# 15 or 20amp for basement finishing



## Trucon01 (Jan 10, 2012)

Hi All,

I'm to the point where I can start to run wire for my outlets. I've been doing some reading and what I see is that if you want to spend the extra money, install all 20 amp recepts on a 20 amp breaker. For 98% of the time, this will be over kill, I just don't want to run into an issue later if I want to put in a electric fireplace, etc.

Do you guys recommend spending a few extra bucks and do the whole basement in 20amp?


----------



## Jim Port (Sep 21, 2007)

I doubt that you will find many items that need a 20 amp receptacle.

I would definitely install a 20 amp circuit.


----------



## stickboy1375 (Apr 28, 2012)

Trucon01 said:


> Hi All,
> 
> I'm to the point where I can start to run wire for my outlets. I've been doing some reading and what I see is that if you want to spend the extra money, install all 20 amp recepts on a 20 amp breaker. For 98% of the time, this will be over kill, I just don't want to run into an issue later if I want to put in a electric fireplace, etc.
> 
> Do you guys recommend spending a few extra bucks and do the whole basement in 20amp?

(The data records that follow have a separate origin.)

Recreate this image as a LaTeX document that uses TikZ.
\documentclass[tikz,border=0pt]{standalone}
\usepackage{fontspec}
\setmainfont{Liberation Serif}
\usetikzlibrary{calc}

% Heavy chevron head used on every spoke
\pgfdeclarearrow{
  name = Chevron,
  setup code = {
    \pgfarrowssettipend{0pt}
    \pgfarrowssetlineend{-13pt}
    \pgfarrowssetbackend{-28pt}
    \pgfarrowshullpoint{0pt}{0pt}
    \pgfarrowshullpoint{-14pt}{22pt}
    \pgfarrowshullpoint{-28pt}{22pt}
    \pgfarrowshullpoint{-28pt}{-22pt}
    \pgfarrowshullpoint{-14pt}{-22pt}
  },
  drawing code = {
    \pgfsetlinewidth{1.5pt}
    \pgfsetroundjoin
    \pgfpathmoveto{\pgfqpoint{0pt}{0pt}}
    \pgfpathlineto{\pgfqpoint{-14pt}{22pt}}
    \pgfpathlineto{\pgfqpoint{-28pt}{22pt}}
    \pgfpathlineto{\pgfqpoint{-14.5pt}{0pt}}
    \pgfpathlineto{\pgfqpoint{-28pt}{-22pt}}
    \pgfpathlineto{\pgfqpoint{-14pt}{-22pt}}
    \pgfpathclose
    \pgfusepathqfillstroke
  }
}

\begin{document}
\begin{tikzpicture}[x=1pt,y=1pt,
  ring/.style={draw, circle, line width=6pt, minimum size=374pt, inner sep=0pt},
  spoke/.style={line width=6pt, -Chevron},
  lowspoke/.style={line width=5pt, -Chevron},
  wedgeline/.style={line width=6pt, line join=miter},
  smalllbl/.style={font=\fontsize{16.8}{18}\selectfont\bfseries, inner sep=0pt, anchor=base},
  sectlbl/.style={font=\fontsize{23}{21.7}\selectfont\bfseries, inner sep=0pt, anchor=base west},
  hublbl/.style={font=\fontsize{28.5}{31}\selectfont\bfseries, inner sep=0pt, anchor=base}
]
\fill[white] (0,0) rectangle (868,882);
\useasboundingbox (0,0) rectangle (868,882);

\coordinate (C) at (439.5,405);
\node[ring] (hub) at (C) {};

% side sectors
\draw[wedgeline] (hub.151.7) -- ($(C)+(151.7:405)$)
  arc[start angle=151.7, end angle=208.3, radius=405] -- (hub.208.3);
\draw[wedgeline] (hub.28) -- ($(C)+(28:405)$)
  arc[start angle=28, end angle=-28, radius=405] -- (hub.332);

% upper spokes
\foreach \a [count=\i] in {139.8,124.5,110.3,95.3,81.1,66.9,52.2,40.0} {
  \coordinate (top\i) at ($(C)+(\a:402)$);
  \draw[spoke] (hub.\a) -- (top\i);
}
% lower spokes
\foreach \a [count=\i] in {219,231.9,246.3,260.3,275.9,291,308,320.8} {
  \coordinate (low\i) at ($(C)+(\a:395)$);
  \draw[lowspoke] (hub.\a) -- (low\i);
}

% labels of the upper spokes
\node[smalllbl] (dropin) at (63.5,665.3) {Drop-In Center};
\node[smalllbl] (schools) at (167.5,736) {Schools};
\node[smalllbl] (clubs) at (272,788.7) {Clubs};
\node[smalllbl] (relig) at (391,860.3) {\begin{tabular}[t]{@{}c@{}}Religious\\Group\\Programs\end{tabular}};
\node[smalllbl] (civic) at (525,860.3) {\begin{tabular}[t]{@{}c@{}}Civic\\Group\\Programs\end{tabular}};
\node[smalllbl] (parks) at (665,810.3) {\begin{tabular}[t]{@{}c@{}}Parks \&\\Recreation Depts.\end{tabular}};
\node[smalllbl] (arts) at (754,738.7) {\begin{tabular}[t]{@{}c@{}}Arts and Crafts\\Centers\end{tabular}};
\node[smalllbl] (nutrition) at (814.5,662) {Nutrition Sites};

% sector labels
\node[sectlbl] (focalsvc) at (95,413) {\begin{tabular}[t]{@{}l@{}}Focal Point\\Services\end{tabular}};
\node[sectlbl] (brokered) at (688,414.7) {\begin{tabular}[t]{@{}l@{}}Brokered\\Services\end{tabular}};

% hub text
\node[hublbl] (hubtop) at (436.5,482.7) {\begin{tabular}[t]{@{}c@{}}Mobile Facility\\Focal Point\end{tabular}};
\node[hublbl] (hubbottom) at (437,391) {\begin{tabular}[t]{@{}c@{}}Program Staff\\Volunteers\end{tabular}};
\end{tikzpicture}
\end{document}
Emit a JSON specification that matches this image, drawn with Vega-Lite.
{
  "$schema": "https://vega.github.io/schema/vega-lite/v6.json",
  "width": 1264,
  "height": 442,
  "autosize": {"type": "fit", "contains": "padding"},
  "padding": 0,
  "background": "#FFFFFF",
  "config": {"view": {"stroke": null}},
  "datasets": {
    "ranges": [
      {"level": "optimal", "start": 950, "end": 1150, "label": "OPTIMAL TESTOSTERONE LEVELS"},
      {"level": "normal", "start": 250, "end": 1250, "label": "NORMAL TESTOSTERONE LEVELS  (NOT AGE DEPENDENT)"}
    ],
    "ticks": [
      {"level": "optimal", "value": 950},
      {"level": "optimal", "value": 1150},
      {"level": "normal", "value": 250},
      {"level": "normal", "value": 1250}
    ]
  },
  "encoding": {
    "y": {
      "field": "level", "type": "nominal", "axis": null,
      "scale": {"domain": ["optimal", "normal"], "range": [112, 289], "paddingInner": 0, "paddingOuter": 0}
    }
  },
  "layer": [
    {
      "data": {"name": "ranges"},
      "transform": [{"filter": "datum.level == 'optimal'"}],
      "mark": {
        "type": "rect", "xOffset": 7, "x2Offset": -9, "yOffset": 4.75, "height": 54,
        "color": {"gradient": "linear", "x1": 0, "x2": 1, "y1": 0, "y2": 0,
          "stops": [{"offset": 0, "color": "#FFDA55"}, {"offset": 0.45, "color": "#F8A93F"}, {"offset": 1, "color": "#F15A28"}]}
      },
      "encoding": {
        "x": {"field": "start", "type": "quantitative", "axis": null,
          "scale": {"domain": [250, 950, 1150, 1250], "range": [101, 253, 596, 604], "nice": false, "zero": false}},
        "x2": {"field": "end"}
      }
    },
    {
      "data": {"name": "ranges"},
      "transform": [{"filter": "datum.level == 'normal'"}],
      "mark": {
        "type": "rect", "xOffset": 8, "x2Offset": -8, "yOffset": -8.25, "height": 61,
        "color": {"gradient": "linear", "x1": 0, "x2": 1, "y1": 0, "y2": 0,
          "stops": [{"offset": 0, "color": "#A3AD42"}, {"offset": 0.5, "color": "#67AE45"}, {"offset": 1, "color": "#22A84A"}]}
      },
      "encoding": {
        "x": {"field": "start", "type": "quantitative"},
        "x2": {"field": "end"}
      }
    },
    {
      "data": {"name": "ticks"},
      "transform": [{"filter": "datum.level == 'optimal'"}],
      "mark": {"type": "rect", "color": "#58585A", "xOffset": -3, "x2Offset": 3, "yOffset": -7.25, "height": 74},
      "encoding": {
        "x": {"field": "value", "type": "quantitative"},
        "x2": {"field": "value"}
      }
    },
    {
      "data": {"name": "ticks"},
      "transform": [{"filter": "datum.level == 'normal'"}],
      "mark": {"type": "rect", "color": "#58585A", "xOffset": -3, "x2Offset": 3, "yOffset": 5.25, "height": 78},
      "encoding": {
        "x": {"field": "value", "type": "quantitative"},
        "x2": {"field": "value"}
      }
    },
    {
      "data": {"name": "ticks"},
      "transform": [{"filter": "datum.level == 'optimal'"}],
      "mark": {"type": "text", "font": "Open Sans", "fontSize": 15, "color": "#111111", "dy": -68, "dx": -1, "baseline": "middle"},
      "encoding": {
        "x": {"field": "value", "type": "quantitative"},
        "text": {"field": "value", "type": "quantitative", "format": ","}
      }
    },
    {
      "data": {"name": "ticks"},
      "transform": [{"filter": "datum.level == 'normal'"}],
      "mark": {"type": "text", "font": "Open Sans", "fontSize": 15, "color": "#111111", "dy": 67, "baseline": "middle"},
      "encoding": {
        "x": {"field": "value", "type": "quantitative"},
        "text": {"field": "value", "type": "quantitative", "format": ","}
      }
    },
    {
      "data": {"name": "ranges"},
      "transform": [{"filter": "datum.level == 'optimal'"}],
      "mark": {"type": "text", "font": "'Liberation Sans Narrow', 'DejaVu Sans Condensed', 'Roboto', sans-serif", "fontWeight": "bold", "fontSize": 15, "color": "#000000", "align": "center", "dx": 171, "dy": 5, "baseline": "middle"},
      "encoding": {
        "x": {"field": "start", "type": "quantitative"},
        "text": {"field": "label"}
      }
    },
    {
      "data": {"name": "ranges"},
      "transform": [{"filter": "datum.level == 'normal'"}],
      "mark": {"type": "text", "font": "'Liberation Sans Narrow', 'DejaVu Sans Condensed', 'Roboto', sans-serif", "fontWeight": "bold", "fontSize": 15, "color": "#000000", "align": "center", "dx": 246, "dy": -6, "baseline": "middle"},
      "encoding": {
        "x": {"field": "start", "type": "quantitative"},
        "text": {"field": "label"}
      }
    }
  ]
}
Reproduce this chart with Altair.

I wouldn't, but this debate is going to be a long one...  Just do what you want/feel is adequate for you. *Personally, you are much better off just running two 15 amp circuits than one 20 amp circuit.... *


----------



## k_buz (Mar 22, 2012)

Most electric fireplaces I have seen have required their own circuit, especially if they have a heater. I would much rather have 2 15A circuits than 1 20 A circuit.


----------



## diystephen (Nov 23, 2012)

Most folks will not use 20 amp outlets, but my recommendation is to always use a 20 amp circuit (#12 wire) if you can swing it. Then use 15 amp receptacles (as they're cheaper) and receptacles are easy to switch out. When you run into a situation requiring a 20 amp receptacle, just switch out the receptacle in question. But if you're considering adding an electric fireplace I would wire a dedicated circuit for that (if you know where it might go.)


----------



## stickboy1375 (Apr 28, 2012)

diystephen said:


> Most folks will not use 20 amp outlets, but my recommendation is to always use a 20 amp circuit (#12 wire) if you can swing it. Then use 15 amp receptacles (as they're cheaper) and receptacles are easy to switch out. When you run into a situation requiring a 20 amp receptacle, just switch out the receptacle in question.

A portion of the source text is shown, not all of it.